Karzai, in a statement after meeting US Defense Secretary Leon Panetta in Kabul on Thursday, said, "international security forces have to be taken out of Afghan village outposts and return to [larger] bases".
Such a move could undercut President Barack Obama's strategy for Afghanistan, hampering efforts to mentor Afghan police and help with local governance.
The soldier accused of carrying out the shooting was attached to a small special forces compound similar to others around the country which underpin Nato's anti-insurgent strategy ahead of a 2014 deadline for Western combat forces to pull out.
The incident has harmed relations between Afghanistan and the United States and Karzai called for "all efforts ... to avoid such incidents in the future."
The nighttime killings in Kandahar province on Sunday have raised questions about Western strategy in Afghanistan and intensified calls for the withdrawal of foreign combat troops.
The United States played down Karzai's call for Nato to pull out from Afghan villages. Pentagon officials said they did not believe he was calling for an immediate withdrawal to bases and said there was no change in US plans for a gradual transition to Afghan security leadership.

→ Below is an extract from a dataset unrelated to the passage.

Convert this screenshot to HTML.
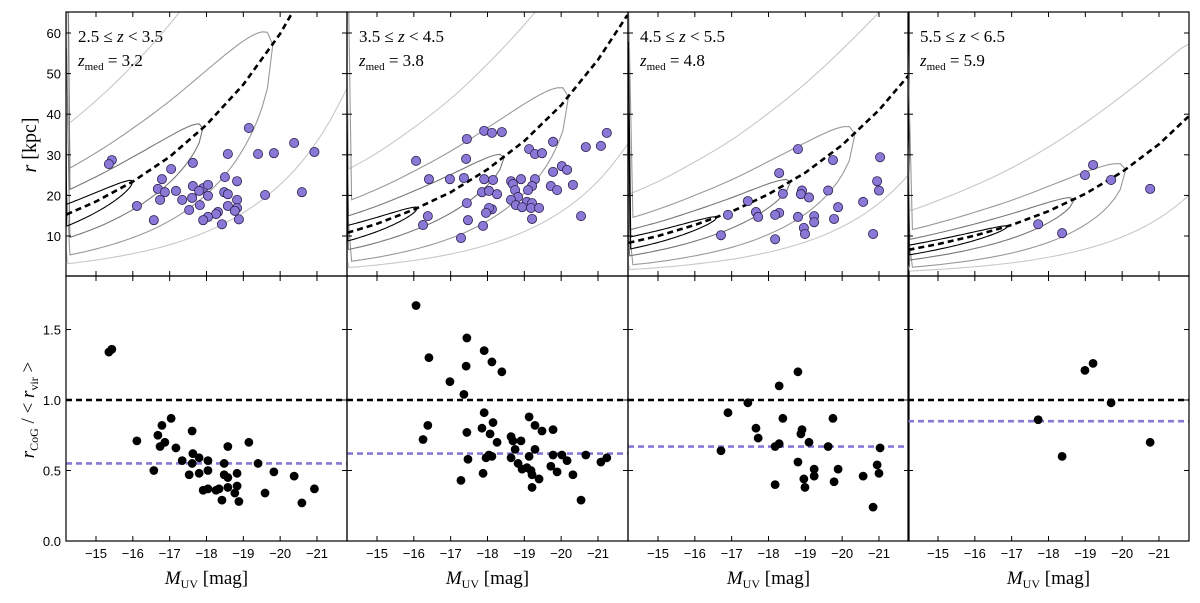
<!DOCTYPE html>
<html><head><meta charset="utf-8">
<style>
html,body{margin:0;padding:0;background:#fff;}
svg{display:block;font-family:"Liberation Serif",serif;}
.tick{font-family:"Liberation Sans",sans-serif;font-size:13px;fill:#000;}
</style></head>
<body>
<svg id="chart" width="1200" height="603" viewBox="0 0 1200 603" xmlns="http://www.w3.org/2000/svg"></svg>
<script>
// ---------- data ----------
const panelLabels = ["2.5 \u2264 z < 3.5","3.5 \u2264 z < 4.5","4.5 \u2264 z < 5.5","5.5 \u2264 z < 6.5"];
const zmed = ["3.2","3.8","4.8","5.9"];
const xTicks = [-15,-16,-17,-18,-19,-20,-21];
const rTicks = [10,20,30,40,50,60];
const ratioTicks = [0.0,0.5,1.0,1.5];
const ratioTickLabels = ["0.0","0.5","1.0","1.5"];

const p1M = [-19.15,-20.38,-20.93,-19.83,-19.40,-18.58,-15.43,-15.35,-17.63,-17.04,-18.50,-18.83,-16.79,-16.68,-16.87,-17.17,-17.63,-17.91,-18.04,-17.80,-18.48,-18.58,-20.59,-19.59,-18.04,-17.61,-17.34,-16.74,-18.83,-16.11,-17.82,-18.58,-18.83,-17.53,-18.31,-18.26,-18.77,-18.04,-17.91,-16.57,-18.88,-18.42];
const p1R = [36.6,32.9,30.7,30.4,30.2,30.2,28.7,27.7,28.0,26.5,24.5,23.5,24.0,21.6,20.8,21.1,22.3,21.8,22.6,21.1,20.8,20.3,20.8,20.1,19.9,19.4,18.9,18.9,18.9,17.4,17.6,17.4,16.9,16.4,15.9,15.4,16.2,14.7,13.9,13.9,14.1,12.9];
const p1bM = [-15.35,-15.43,-17.04,-16.79,-17.61,-16.11,-16.68,-16.87,-16.74,-17.17,-18.58,-19.15,-17.63,-17.80,-18.04,-17.34,-17.61,-18.48,-19.40,-16.57,-18.04,-17.53,-17.80,-18.48,-18.58,-18.83,-19.83,-20.38,-18.83,-18.58,-17.91,-18.04,-18.26,-18.34,-18.77,-19.59,-20.93,-18.42,-18.88,-20.59];
const p1bV = [1.34,1.36,0.87,0.82,0.78,0.71,0.75,0.70,0.67,0.66,0.67,0.70,0.62,0.59,0.57,0.57,0.55,0.55,0.55,0.50,0.50,0.47,0.48,0.47,0.45,0.48,0.49,0.46,0.39,0.38,0.36,0.37,0.36,0.37,0.34,0.34,0.37,0.29,0.28,0.27];

const p2M = [-16.06,-17.44,-17.91,-18.12,-18.39,-19.78,-21.24,-20.67,-21.08,-19.13,-19.29,-19.48,-17.42,-20.02,-20.16,-19.78,-16.41,-16.98,-17.36,-17.91,-18.15,-18.64,-18.91,-19.29,-18.69,-19.21,-19.72,-20.32,-19.89,-19.10,-18.75,-17.85,-18.04,-18.26,-18.83,-18.64,-19.07,-19.21,-18.77,-18.94,-19.18,-19.40,-17.44,-18.12,-18.04,-17.96,-16.38,-20.54,-19.21,-17.47,-16.25,-17.88,-17.28];
const p2R = [28.5,33.9,35.9,35.4,35.6,33.2,35.4,31.9,32.2,31.4,30.2,30.4,29.0,27.2,26.3,25.8,24.0,24.0,24.3,24.0,23.8,23.5,24.0,24.0,22.8,22.3,22.3,22.6,21.3,21.3,21.3,20.8,21.1,20.3,19.6,18.9,18.4,18.1,17.6,17.1,16.9,16.9,18.1,16.6,16.9,15.7,14.9,14.9,14.2,13.9,12.7,12.5,9.5];
const p2bM = [-16.06,-17.44,-16.41,-17.91,-18.12,-17.42,-18.39,-16.98,-17.36,-17.91,-18.15,-16.38,-19.13,-19.29,-19.78,-19.48,-17.85,-18.07,-17.44,-16.25,-18.26,-18.64,-18.91,-18.69,-18.75,-19.29,-19.13,-19.78,-20.02,-20.67,-21.24,-21.08,-20.16,-18.04,-17.96,-18.12,-17.47,-18.64,-18.83,-19.07,-18.94,-19.18,-19.21,-19.40,-19.72,-19.89,-20.32,-17.88,-17.28,-19.21,-20.54];
const p2bV = [1.67,1.44,1.30,1.35,1.27,1.24,1.20,1.13,1.04,0.91,0.84,0.82,0.88,0.82,0.79,0.78,0.80,0.76,0.77,0.72,0.70,0.74,0.71,0.71,0.65,0.65,0.60,0.61,0.61,0.61,0.59,0.56,0.57,0.61,0.59,0.60,0.58,0.59,0.55,0.52,0.51,0.50,0.47,0.44,0.53,0.49,0.47,0.48,0.43,0.38,0.29];

const p3M = [-18.80,-19.75,-21.03,-18.29,-20.95,-21.00,-18.39,-18.91,-18.88,-19.10,-19.62,-17.44,-20.57,-16.90,-17.66,-17.72,-18.29,-18.18,-18.80,-19.89,-19.24,-19.24,-19.78,-18.96,-18.99,-16.71,-18.18,-20.84];
const p3R = [31.4,28.7,29.4,25.5,23.5,21.2,20.4,21.2,20.3,19.5,21.2,18.6,18.4,15.2,15.9,14.7,15.7,15.2,14.7,17.1,14.9,13.4,14.2,12.0,10.5,10.2,9.2,10.5];
const p3bM = [-18.80,-18.29,-17.44,-16.90,-18.39,-19.75,-17.66,-18.91,-18.88,-17.72,-19.10,-18.29,-18.18,-19.62,-21.03,-16.71,-18.80,-20.95,-19.24,-19.89,-21.00,-19.24,-20.57,-18.96,-19.78,-18.18,-18.99,-20.84];
const p3bV = [1.20,1.10,0.98,0.91,0.87,0.87,0.80,0.79,0.76,0.73,0.70,0.69,0.67,0.67,0.66,0.64,0.56,0.54,0.51,0.51,0.48,0.46,0.46,0.44,0.42,0.40,0.38,0.24];

const p4M = [-19.21,-18.99,-19.70,-20.76,-17.72,-18.37];
const p4R = [27.5,25.0,23.8,21.6,12.9,10.7];
const p4bM = [-18.99,-19.21,-19.70,-20.76,-17.72,-18.37];
const p4bV = [1.21,1.26,0.98,0.70,0.86,0.60];

const medianRatio = [0.55,0.62,0.67,0.85];

// virial radius model curves
const curveM = [-14.2,-15,-16,-17,-18,-19,-20,-21,-21.8];
const curveR1 = [15.3,18.5,23.4,29.5,37.4,47.3,59.8,75.6,91.3];
const curveR2 = [10.8,13.0,16.5,20.8,26.4,33.4,42.2,53.4,64.4];
const curveR3 = [8.3,10.0,12.7,16.0,20.3,25.6,32.4,41.0,49.5];
const curveR4 = [6.6,8.0,10.1,12.7,16.1,20.4,25.8,32.6,39.4];
// contour tip magnitudes per panel (black, dark grey, grey, light grey)
const tips1 = [-16.0,-17.9,-19.8,-23.5];
const tips2 = [-16.1,-18.45,-20.2,-23.5];
const tips3 = [-16.6,-18.6,-20.35,-23.5];
const tips4 = [-16.9,-18.7,-20.1,-23.5];

// ---------- layout ----------
const NS="http://www.w3.org/2000/svg";
const svg=document.getElementById('chart');
const X0=[66,347,628,908], PW=281;
const TOP0=12, TOP1=276, BOT1=541;
function xs(p,M){return X0[p]+30+(-M-15)*36.83;}
function yr(r){return 276.6-4.06*r;}
function yv(v){return 541-141*v;}
function mk(tag,attrs,parent){const e=document.createElementNS(NS,tag);for(const k in attrs)e.setAttribute(k,attrs[k]);(parent||svg).appendChild(e);return e;}

const defs=mk('defs',{});
for(let p=0;p<4;p++){
  const c=mk('clipPath',{id:'ct'+p},defs);mk('rect',{x:X0[p],y:TOP0,width:PW,height:TOP1-TOP0},c);
  const c2=mk('clipPath',{id:'cb'+p},defs);mk('rect',{x:X0[p],y:TOP1,width:PW,height:BOT1-TOP1},c2);
}

const panelsTop=[[p1M,p1R],[p2M,p2R],[p3M,p3R],[p4M,p4R]];
const panelsBot=[[p1bM,p1bV],[p2bM,p2bV],[p3bM,p3bV],[p4bM,p4bV]];
const curves=[curveR1,curveR2,curveR3,curveR4];
const tips=[tips1,tips2,tips3,tips4];
const contourUp=[0.16,0.33,0.55,0.9], contourDn=[0.22,0.5,1.1,1.6];
const contourCol=['#000','#777','#999','#c8c8c8'];

function curveAt(p,M){ // piecewise log-linear along curve arrays
  const c=curves[p];
  for(let i=0;i<curveM.length-1;i++){
    if(M<=curveM[i]&&M>=curveM[i+1]){const t=(curveM[i]-M)/(curveM[i]-curveM[i+1]);return Math.exp(Math.log(c[i])*(1-t)+Math.log(c[i+1])*t);}
  }
  return c[c.length-1];
}

for(let p=0;p<4;p++){
  const gT=mk('g',{'clip-path':'url(#ct'+p+')'});
  
  
  // contours (outer first)
  for(let k=3;k>=0;k--){
    const tip=tips[p][k], up=[], dn=[];
    const n=40;
    for(let i=0;i<=n;i++){
      const M=-14.0+(tip+14.0)*i/n;
      const f=Math.sqrt(Math.max(0,(M-tip)/(-14.0-tip)));
      const rc=curveAt(p,Math.max(M,-21.8));
      up.push(xs(p,M).toFixed(1)+','+yr(rc*Math.exp(contourUp[k]*f)).toFixed(1));
      dn.push(xs(p,M).toFixed(1)+','+yr(rc*Math.exp(-contourDn[k]*f)).toFixed(1));
    }
    const cp=mk('polygon',{points:up.concat(dn.reverse()).join(' '),fill:'none',stroke:contourCol[k],'stroke-width':1.1},gT);
    
    
  }
  // virial curve
  const pts=curveM.map((M,i)=>xs(p,M).toFixed(1)+','+yr(curves[p][i]).toFixed(1)).join(' ');
  const vc=mk('polyline',{points:pts,fill:'none',stroke:'#000','stroke-width':2.6,'stroke-dasharray':'6,4'},gT);
  
  
  // points
  const [Ms,Rs]=panelsTop[p];
  for(let i=0;i<Ms.length;i++){
    const c=mk('circle',{cx:xs(p,Ms[i]),cy:yr(Rs[i]),r:4.6,fill:'#8b78d6',stroke:'#2a2250','stroke-width':0.8},gT);
    
    
  }
  // bottom panel
  const gB=mk('g',{'clip-path':'url(#cb'+p+')'});
  
  
  const l1=mk('line',{x1:X0[p],x2:X0[p]+PW,y1:yv(1.0),y2:yv(1.0),stroke:'#000','stroke-width':2.6,'stroke-dasharray':'6,4'},gB);
  
  
  const l2=mk('line',{x1:X0[p],x2:X0[p]+PW,y1:yv(medianRatio[p]),y2:yv(medianRatio[p]),stroke:'#8b78d6','stroke-width':2.6,'stroke-dasharray':'6,4'},gB);
  
  
  const [bM,bV]=panelsBot[p];
  for(let i=0;i<bM.length;i++){
    const c=mk('circle',{cx:xs(p,bM[i]),cy:yv(bV[i]),r:4.4,fill:'#000'},gB);
    
    
  }
  // frames
  for(const [y0,y1] of [[TOP0,TOP1],[TOP1,BOT1]]){
    const fr=mk('rect',{x:X0[p],y:y0,width:PW,height:y1-y0,fill:'none',stroke:'#000','stroke-width':1.2});
    
    
  }
  // x ticks
  for(const t of xTicks){
    const x=xs(p,t);
    for(const [a,b] of [[TOP0,TOP0+5],[TOP1-5,TOP1],[TOP1,TOP1+5],[BOT1-5,BOT1]]){
      mk('line',{x1:x,x2:x,y1:a,y2:b,stroke:'#000','stroke-width':1});
    }
    const tl=mk('text',{x:x,y:BOT1+17,'text-anchor':'middle',class:'tick'});
    tl.textContent='\u2212'+Math.abs(t);
    
    
  }
  // y ticks
  for(const r of rTicks){const y=yr(r);
    mk('line',{x1:X0[p],x2:X0[p]+5,y1:y,y2:y,stroke:'#000'});mk('line',{x1:X0[p]+PW-5,x2:X0[p]+PW,y1:y,y2:y,stroke:'#000'});}
  for(const v of ratioTicks){const y=yv(v);
    mk('line',{x1:X0[p],x2:X0[p]+5,y1:y,y2:y,stroke:'#000'});mk('line',{x1:X0[p]+PW-5,x2:X0[p]+PW,y1:y,y2:y,stroke:'#000'});}
  // annotations
  const an=mk('text',{x:X0[p]+12,y:42,'font-size':17});
  an.innerHTML=panelLabels[p].replace(/z/g,'<tspan font-style="italic">z</tspan>');
  
  
  const zm=mk('text',{x:X0[p]+12,y:66,'font-size':17});
  zm.innerHTML='<tspan font-style="italic">z</tspan><tspan font-size="11" dy="4">med</tspan><tspan dy="-4"> = '+zmed[p]+'</tspan>';
  
  
  // x axis title
  const xt=mk('text',{x:X0[p]+PW/2,y:584,'text-anchor':'middle','font-size':19});
  xt.innerHTML='<tspan font-style="italic">M</tspan><tspan font-size="12" dy="4">UV</tspan><tspan dy="-4"> [mag]</tspan>';
  
  
}
// y tick labels (leftmost only)
for(const r of rTicks){const t=mk('text',{x:61,y:yr(r)+5,'text-anchor':'end',class:'tick'});t.textContent=r;
  
  }
ratioTicks.forEach((v,i)=>{const t=mk('text',{x:61,y:yv(v)+5,'text-anchor':'end',class:'tick'});t.textContent=ratioTickLabels[i];
  
  });
const yt=mk('text',{transform:'translate(36,145) rotate(-90)','text-anchor':'middle','font-size':20});
yt.innerHTML='<tspan font-style="italic">r</tspan> [kpc]';


const yb=mk('text',{transform:'translate(34,410) rotate(-90)','text-anchor':'middle','font-size':19});
yb.innerHTML='<tspan font-style="italic">r</tspan><tspan font-size="12" dy="4">CoG</tspan><tspan dy="-4"> / &lt; </tspan><tspan font-style="italic">r</tspan><tspan font-size="12" dy="4">vir</tspan><tspan dy="-4"> &gt;</tspan>';


</script>
</body></html>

"We believe that this statement reflects president Karzai's strong interest in moving as quickly as possible to a fully independent and sovereign Afghanistan," Pentagon spokesperson George Little told reporters with Panetta in Abu Dhabi, where he flew after leaving Kabul earlier on Thursday.
Germany - which has the third largest contingent of Nato troops in Afghanistan - also played down the likely impact.
But in Washington, Republican senators opposed to an early withdrawal from Afghanistan said Karzai's demands would doom to failure the plan for a transition to Afghan control over the next two years.
Senator John McCain, a member of the Armed Services Committee, said it was a losing strategy he could not agree to, a view echoed by Senator Lindsey Graham.
"We tried that in Iraq, where we stayed on bases, and Iraq devolved into chaos," Graham told reporters. "Fighting ... behind a wire, you can't fight effectively."
He said the US forces were out in the villages to mentor Afghan police, train the army and help with governance.